* _GIVEN PROBLEM_
Pick out the lines below with "this" and list them.
---------- DATA LISTING
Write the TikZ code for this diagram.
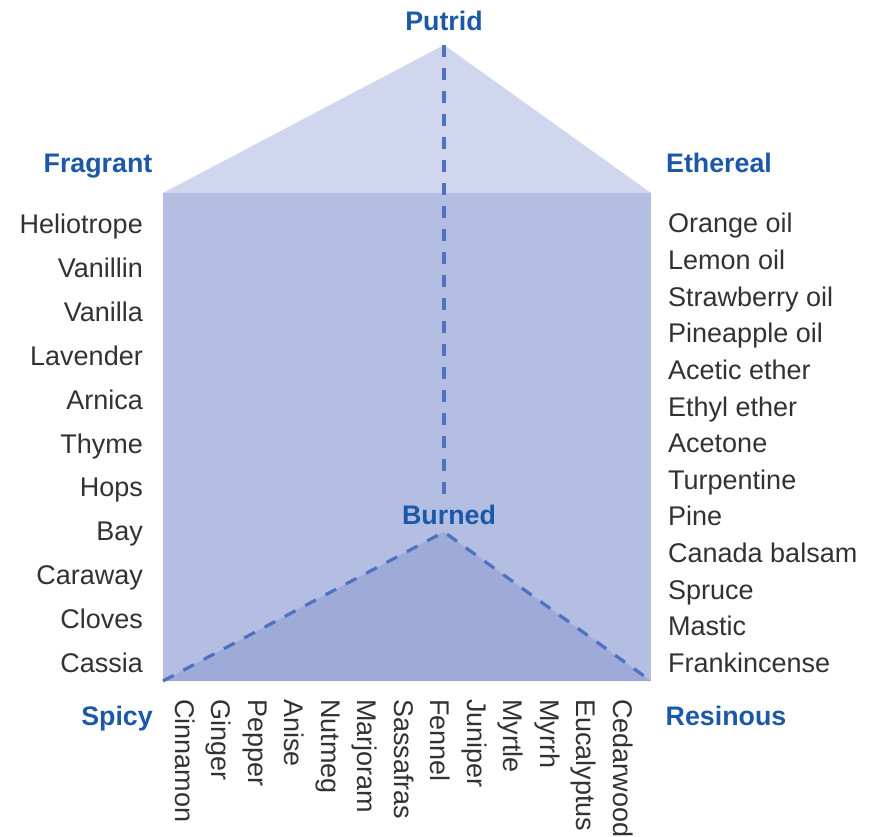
\documentclass[tikz,border=0pt]{standalone}
\usepackage{fontspec}
\setmainfont{Liberation Sans}
\usetikzlibrary{positioning}
\definecolor{lidface}{RGB}{208,214,238}
\definecolor{frontface}{RGB}{180,190,227}
\definecolor{baseface}{RGB}{158,171,216}
\definecolor{edgeblue}{RGB}{80,112,192}
\definecolor{cornerblue}{RGB}{28,88,168}
\definecolor{ink}{RGB}{50,50,50}
\tikzset{
  corner/.style={font=\fontsize{26.8}{30}\selectfont\bfseries,text=cornerblue,inner sep=0pt},
  odour/.style={font=\fontsize{27}{30}\selectfont,text=ink,inner sep=0pt},
  hidden edge/.style={draw=edgeblue,line width=3.2pt,dash pattern=on 12pt off 11pt},
}
\begin{document}
\begin{tikzpicture}[x=1pt,y=1pt]
  \useasboundingbox (0,0) rectangle (871,-837);
  % prism corners
  \coordinate (putrid pt) at (444,-45);
  \coordinate (fragrant pt) at (163,-193);
  \coordinate (ethereal pt) at (651,-193);
  \coordinate (spicy pt) at (163,-681);
  \coordinate (resinous pt) at (651,-681);
  \coordinate (burned pt) at (444,-532);
  % faces
  \fill[lidface] (fragrant pt) -- (putrid pt) -- (ethereal pt) -- cycle;
  \fill[frontface] (fragrant pt) rectangle (resinous pt);
  \fill[baseface] (spicy pt) -- (burned pt) -- (resinous pt) -- cycle;
  % corner labels
  \node[corner] (putrid) at (444,-21) {Putrid};
  \node[corner] (fragrant) at (98,-166) {Fragrant};
  \node[corner] (ethereal) at (719,-163) {Ethereal};
  \node[corner] (burned) at (449,-515) {Burned};
  \node[corner] (spicy) at (117,-719) {Spicy};
  \node[corner] (resinous) at (726,-716) {Resinous};
  % hidden edges
  \draw[hidden edge] (putrid pt) -- ([yshift=4pt]burned.north -| putrid pt);
  \draw[hidden edge] (spicy pt) -- (burned pt) -- (resinous pt);
  % odours
  \foreach \t [count=\i from 0] in {Heliotrope,Vanillin,Vanilla,Lavender,Arnica,Thyme,Hops,Bay,Caraway,Cloves,Cassia}
    \node[odour,anchor=base east] (frag\i) at (143,-234-\i*43.8) {\t};
  \foreach \t [count=\i from 0] in {Orange oil,Lemon oil,Strawberry oil,Pineapple oil,Acetic ether,Ethyl ether,Acetone,Turpentine,Pine,Canada balsam,Spruce,Mastic,Frankincense}
    \node[odour,anchor=base west] (eth\i) at (668,-233-\i*36.6) {\t};
  \foreach \t [count=\i from 0] in {Cinnamon,Ginger,Pepper,Anise,Nutmeg,Marjoram,Sassafras,Fennel,Juniper,Myrtle,Myrrh,Eucalyptus,Cedarwood}
    \node[odour,rotate=-90,anchor=base west] (spi\i) at (175+\i*36.5,-699) {\t};
\end{tikzpicture}
\end{document}
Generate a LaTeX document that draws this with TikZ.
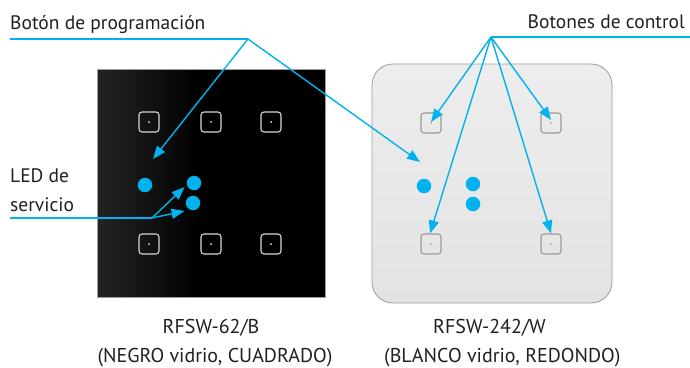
--------------------
* _COMPLETE ANSWER_
Write the TikZ code for this diagram.
Generate a LaTeX document that draws this with TikZ.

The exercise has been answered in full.